It’s that time of year when we reflect on the past year and wonder what the new year will bring. In the area of inkjet, 2011 has brought some interesting product launches, in particular the commercialisation of the Memjet technology by Lenovo, LG, Lomond, Xante, OWN-X and others. At the recent IMI Europe Inkjet Conference in Lisbon, we heard that inkjet textiles are a fast-growing application, and ceramic tile printing is also rapidly gaining market share.
So what will 2012 bring? Well most eyes are focussed on Drupa, the printing industries trade show held every 4 years in Dusseldorf, Germany. Although many of us in the industry associate Drupa with expensive hotel rooms miles from the city and the terrible Drupa song, it really is the pinnacle of the printing industry calendar.

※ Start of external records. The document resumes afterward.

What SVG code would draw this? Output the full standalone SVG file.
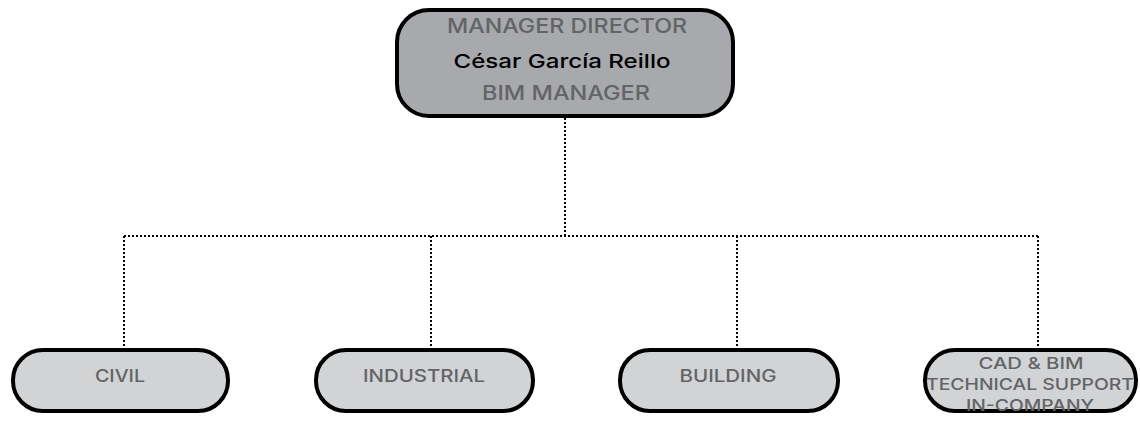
<svg xmlns="http://www.w3.org/2000/svg" width="1140" height="421" viewBox="0 0 1140 421">
<style>
.box{stroke:#000;stroke-width:4}
.top{fill:#a7a9ac}
.sub{fill:#d1d3d4}
.t{font-family:Inter,Roboto,"Liberation Sans",sans-serif;font-weight:500;text-anchor:middle}
.g{fill:#636466}
.k{fill:#000}
.c{fill:none;stroke:#000;stroke-width:2;stroke-dasharray:2 2}
</style>
<rect width="1140" height="421" fill="#fff"/>
<g id="connectors">
<path class="c" d="M565 118V236"/>
<path class="c" d="M124 236H1038"/>
<path class="c" d="M124 236V348"/>
<path class="c" d="M431 236V348"/>
<path class="c" d="M737 236V348"/>
<path class="c" d="M1038 236V348"/>
</g>
<g id="manager">
<rect class="box top" x="397" y="10" width="336" height="106" rx="32"/>
<text class="t g" x="567" y="33" font-size="20" textLength="240" lengthAdjust="spacingAndGlyphs">MANAGER DIRECTOR</text>
<text class="t k" x="562" y="68" font-size="19" textLength="217" lengthAdjust="spacingAndGlyphs">César García Reillo</text>
<text class="t g" x="566" y="100" font-size="20" textLength="168" lengthAdjust="spacingAndGlyphs">BIM MANAGER</text>
</g>
<g id="civil">
<rect class="box sub" x="13" y="350" width="215" height="61" rx="30"/>
<text class="t g" x="120" y="382" font-size="17" textLength="50" lengthAdjust="spacingAndGlyphs">CIVIL</text>
</g>
<g id="industrial">
<rect class="box sub" x="316" y="350" width="217" height="61" rx="30"/>
<text class="t g" x="424" y="382" font-size="17" textLength="122" lengthAdjust="spacingAndGlyphs">INDUSTRIAL</text>
</g>
<g id="building">
<rect class="box sub" x="620" y="350" width="218" height="61" rx="30"/>
<text class="t g" x="728" y="382" font-size="17" textLength="97" lengthAdjust="spacingAndGlyphs">BUILDING</text>
</g>
<g id="cad">
<rect class="box sub" x="925" y="350" width="211" height="61" rx="30"/>
<text class="t g" x="1031" y="369" font-size="16" textLength="105" lengthAdjust="spacingAndGlyphs">CAD &amp; BIM</text>
<text class="t g" x="1030" y="390" font-size="16" textLength="208" lengthAdjust="spacingAndGlyphs">TECHNICAL SUPPORT</text>
<text class="t g" x="1030" y="411" font-size="16" textLength="128" lengthAdjust="spacingAndGlyphs">IN-COMPANY</text>
</g>
</svg>
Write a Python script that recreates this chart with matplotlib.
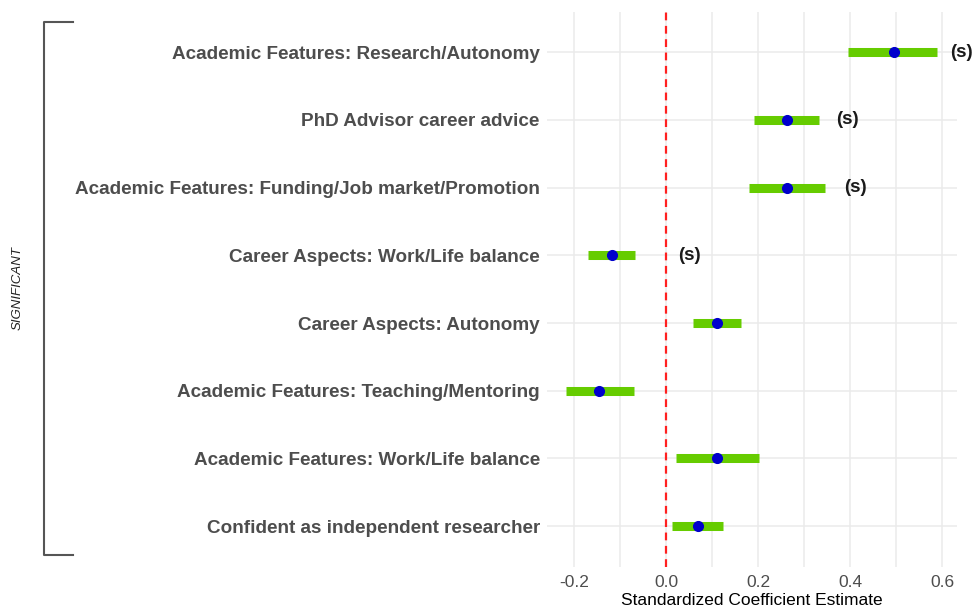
import matplotlib
matplotlib.use("Agg")
import matplotlib.pyplot as plt
from matplotlib.ticker import MultipleLocator
from matplotlib.lines import Line2D

plt.rcParams['font.family'] = ['Liberation Sans', 'DejaVu Sans']

# 数据（自上而下）
labels = [
    "Academic Features: Research/Autonomy",
    "PhD Advisor career advice",
    "Academic Features: Funding/Job market/Promotion",
    "Career Aspects: Work/Life balance",
    "Career Aspects: Autonomy",
    "Academic Features: Teaching/Mentoring",
    "Academic Features: Work/Life balance",
    "Confident as independent researcher",
]
estimate = [0.495, 0.262, 0.262, -0.118, 0.111, -0.145, 0.111, 0.069]
ci_low = [0.396, 0.191, 0.179, -0.170, 0.058, -0.218, 0.021, 0.012]
ci_high = [0.588, 0.331, 0.344, -0.067, 0.162, -0.070, 0.201, 0.124]
sig_x = [0.642, 0.393, 0.412, 0.050]   # "(s)" 标注位置（前四行）
sig_text = ["(s)", "(s)", "(s)", "(s)"]

fig = plt.figure(figsize=(9.74, 6.08), dpi=100)
ax = fig.add_axes([0.5613, 0.0679, 0.4210, 0.9129])

n = len(labels)
ypos = list(range(n, 0, -1))

ax.hlines(ypos, ci_low, ci_high, color='#66cc00', linewidth=6.5, zorder=3)
ax.plot(estimate, ypos, 'o', color='#0000cc', markersize=7, zorder=4)
ax.axvline(0, color='#ff2020', linestyle=(0, (3.5, 2.5)), linewidth=1.6, zorder=2)

for i, (sx, st) in enumerate(zip(sig_x, sig_text)):
    ax.text(sx, ypos[i], st, ha='center', va='center', fontsize=13.5,
            fontweight='bold', color='#1a1a1a', clip_on=False)

ax.set_xlim(-0.259, 0.631)
ax.set_ylim(0.4, n + 0.6)
ax.xaxis.set_major_locator(MultipleLocator(0.2))
ax.xaxis.set_minor_locator(MultipleLocator(0.1))
ax.set_xticks([-0.2, 0.0, 0.2, 0.4, 0.6])
ax.set_xticklabels(['-0.2', '0.0', '0.2', '0.4', '0.6'])
ax.set_yticks(ypos)
ax.set_yticklabels(labels, fontweight='bold', fontsize=13.6, color='#4d4d4d')
ax.tick_params(axis='x', length=0, labelsize=12.5, labelcolor='#4d4d4d', pad=6)
ax.tick_params(axis='x', which='minor', length=0)
ax.tick_params(axis='y', length=0, pad=5)
ax.grid(True, which='major', color='#ebebeb', linewidth=1.1, zorder=0)
ax.grid(True, which='minor', axis='x', color='#ebebeb', linewidth=1.1, zorder=0)
ax.set_axisbelow(True)
for sp in ax.spines.values():
    sp.set_visible(False)
ax.set_xlabel('Standardized Coefficient Estimate', fontsize=12.5, color='black', labelpad=2)

# 左侧括号与组名
bx, bx2 = 44 / 974, 73 / 974
by_top, by_bot = 1 - 22 / 608, 1 - 555 / 608
fig.add_artist(Line2D([bx2, bx, bx, bx2], [by_top, by_top, by_bot, by_bot],
                      transform=fig.transFigure, color='#555555', linewidth=1.5))
fig.text(18 / 974, (by_top + by_bot) / 2, 'SIGNIFICANT', rotation=90, style='italic',
         fontsize=9.5, ha='center', va='center', color='#222222')

fig.savefig('out.png', dpi=100)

Inkjet is increasingly demonstrating great potential for use within the commercial print industry. The main applications for the inkjet web presses launched so far has been books, coupons, transpromo, newspapers on demand and the like. But inkjet ink technology is evolving and the capabilities of inkjet are being extended. So far Fujifilm and Screen with their sheet-fed presses, and Kodak with their web press have claimed the ability to print on to paper types used for general printing in the industry. It’s quite a challenge, as we have been seeing at Pivotal Resources from the patent applications being filed.
We can also see from patent applications that other vendors are likely to join the market for high-speed printing. For instance Ricoh has many patents on page arrays of their own printhead technology. At present, Ricoh subsidiary Infoprint uses engines from Screen that in turn incorporate Epson printhead technology. Canon is another potential player in this market. It now owns Océ who make high-speed web-feed ink jet presses using Kyocera printhead technology. But we can see from the patent literature that Canon is developing page arrays using thermal inkjet, similar to the technology used in HP’s web presses.
But lets go back to the beginning and to Memjet. Back in April 2011 it was announced that Delphax plans to launch a Memjet-powered inkjet press at Drupa. The technology certainly has the potential print speed and cost structure to make a breakthrough product. But let’s hope they haven’t forgotten all the other industry needs, in particular the ability to print onto a variety of paper types. So far we have only seen Memjet-based products working on absorbent or coated substrates. Is there a new ink technology coming up for Memjet? That would make it a very interesting breakthrough for this market, but it would also really improve the capabilities of the Memjet technology in desktop and wide format markets as well.